• Stated task: Extract the lines of the material below, beginning with the first and ending with the line that holds "import * as". Skip every picture.

• Given information:
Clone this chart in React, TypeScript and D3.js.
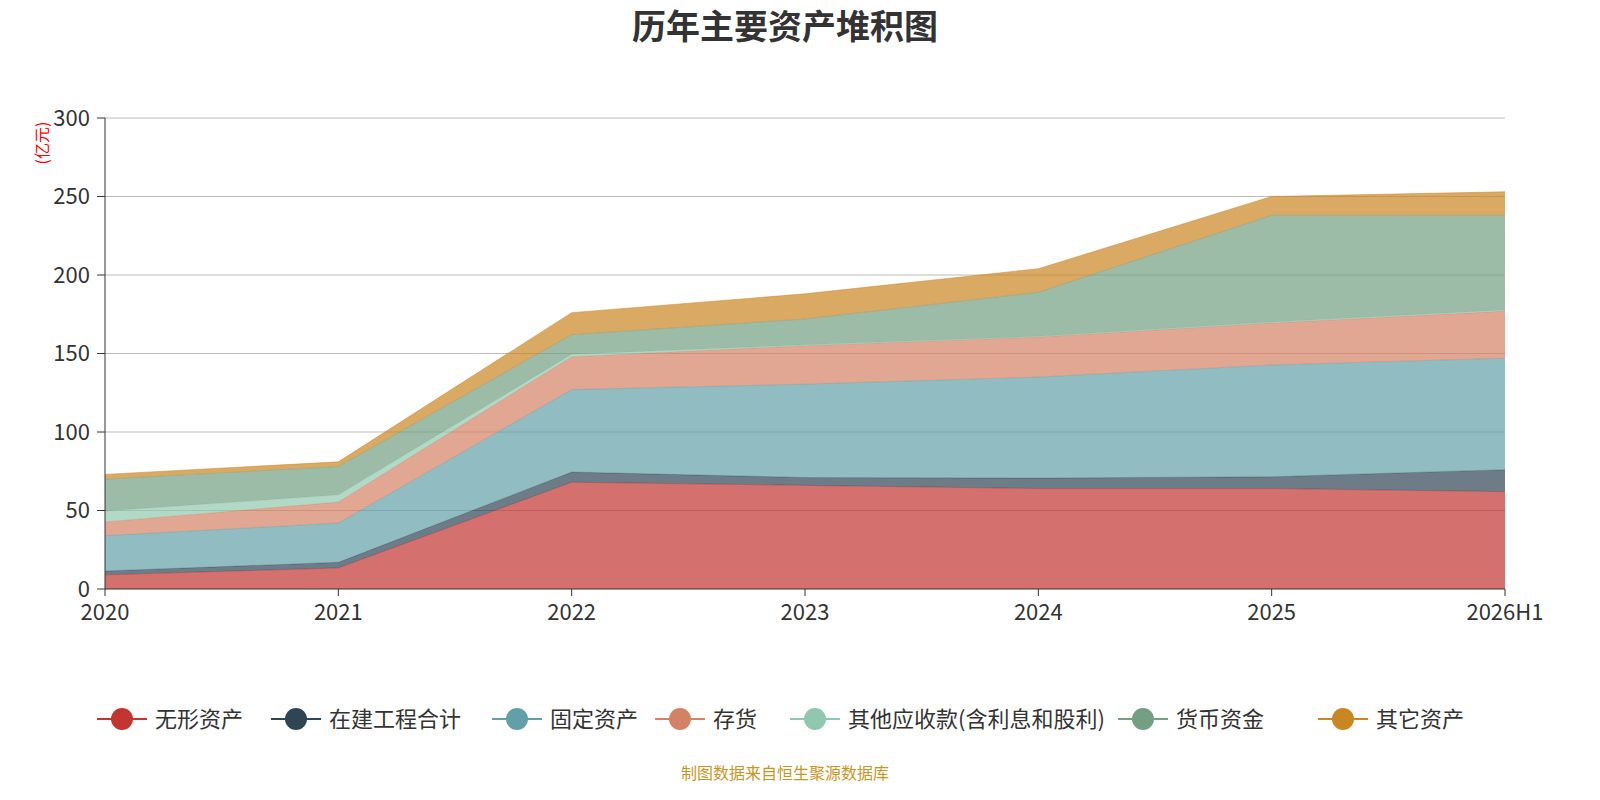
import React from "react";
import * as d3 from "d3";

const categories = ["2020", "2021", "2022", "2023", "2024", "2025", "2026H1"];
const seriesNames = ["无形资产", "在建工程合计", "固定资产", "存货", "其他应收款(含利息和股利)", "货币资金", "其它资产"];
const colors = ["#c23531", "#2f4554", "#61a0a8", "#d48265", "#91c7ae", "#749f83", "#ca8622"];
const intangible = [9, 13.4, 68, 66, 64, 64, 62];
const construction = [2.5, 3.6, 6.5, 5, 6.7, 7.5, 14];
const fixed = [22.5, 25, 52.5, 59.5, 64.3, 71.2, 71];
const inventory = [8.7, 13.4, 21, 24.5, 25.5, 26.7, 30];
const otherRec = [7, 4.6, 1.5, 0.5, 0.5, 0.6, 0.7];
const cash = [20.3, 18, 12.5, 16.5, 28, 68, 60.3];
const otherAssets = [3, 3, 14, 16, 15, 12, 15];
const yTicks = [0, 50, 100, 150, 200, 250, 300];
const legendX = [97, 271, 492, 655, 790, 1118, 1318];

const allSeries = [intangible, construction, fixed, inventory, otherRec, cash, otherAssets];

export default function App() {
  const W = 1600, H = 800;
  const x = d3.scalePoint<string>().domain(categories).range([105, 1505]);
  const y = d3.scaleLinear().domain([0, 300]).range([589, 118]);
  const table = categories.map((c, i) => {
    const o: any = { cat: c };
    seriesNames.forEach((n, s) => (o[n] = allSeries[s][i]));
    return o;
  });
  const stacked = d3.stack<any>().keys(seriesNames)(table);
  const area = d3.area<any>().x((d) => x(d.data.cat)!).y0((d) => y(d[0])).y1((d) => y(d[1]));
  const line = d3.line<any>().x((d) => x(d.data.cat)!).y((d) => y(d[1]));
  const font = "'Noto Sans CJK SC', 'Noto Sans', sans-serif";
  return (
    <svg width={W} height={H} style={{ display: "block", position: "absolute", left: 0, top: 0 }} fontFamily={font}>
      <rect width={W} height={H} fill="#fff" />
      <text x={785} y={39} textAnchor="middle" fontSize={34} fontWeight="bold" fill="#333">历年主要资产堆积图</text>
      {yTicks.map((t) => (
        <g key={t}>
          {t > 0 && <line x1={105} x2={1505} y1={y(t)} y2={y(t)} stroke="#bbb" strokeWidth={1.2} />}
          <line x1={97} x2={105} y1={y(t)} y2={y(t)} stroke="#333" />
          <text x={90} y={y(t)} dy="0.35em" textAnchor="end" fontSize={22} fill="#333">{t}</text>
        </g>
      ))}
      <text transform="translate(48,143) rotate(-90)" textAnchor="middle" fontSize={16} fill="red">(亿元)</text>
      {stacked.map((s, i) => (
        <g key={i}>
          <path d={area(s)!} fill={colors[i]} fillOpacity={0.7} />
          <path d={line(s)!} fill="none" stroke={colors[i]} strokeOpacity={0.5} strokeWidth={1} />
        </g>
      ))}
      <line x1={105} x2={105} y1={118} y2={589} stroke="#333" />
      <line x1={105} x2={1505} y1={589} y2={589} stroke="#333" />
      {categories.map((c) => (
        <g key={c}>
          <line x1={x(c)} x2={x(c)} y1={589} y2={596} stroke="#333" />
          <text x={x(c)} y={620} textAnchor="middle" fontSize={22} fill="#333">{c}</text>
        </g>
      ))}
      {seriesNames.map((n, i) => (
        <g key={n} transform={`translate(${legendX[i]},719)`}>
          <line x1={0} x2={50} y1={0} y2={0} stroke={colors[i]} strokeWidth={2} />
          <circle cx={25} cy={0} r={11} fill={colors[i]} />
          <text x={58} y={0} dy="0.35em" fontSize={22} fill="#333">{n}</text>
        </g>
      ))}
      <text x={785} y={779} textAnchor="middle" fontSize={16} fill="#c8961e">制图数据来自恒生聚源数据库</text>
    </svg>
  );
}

• Solution for this problem:
Clone this chart in React, TypeScript and D3.js.
import React from "react";
import * as d3 from "d3";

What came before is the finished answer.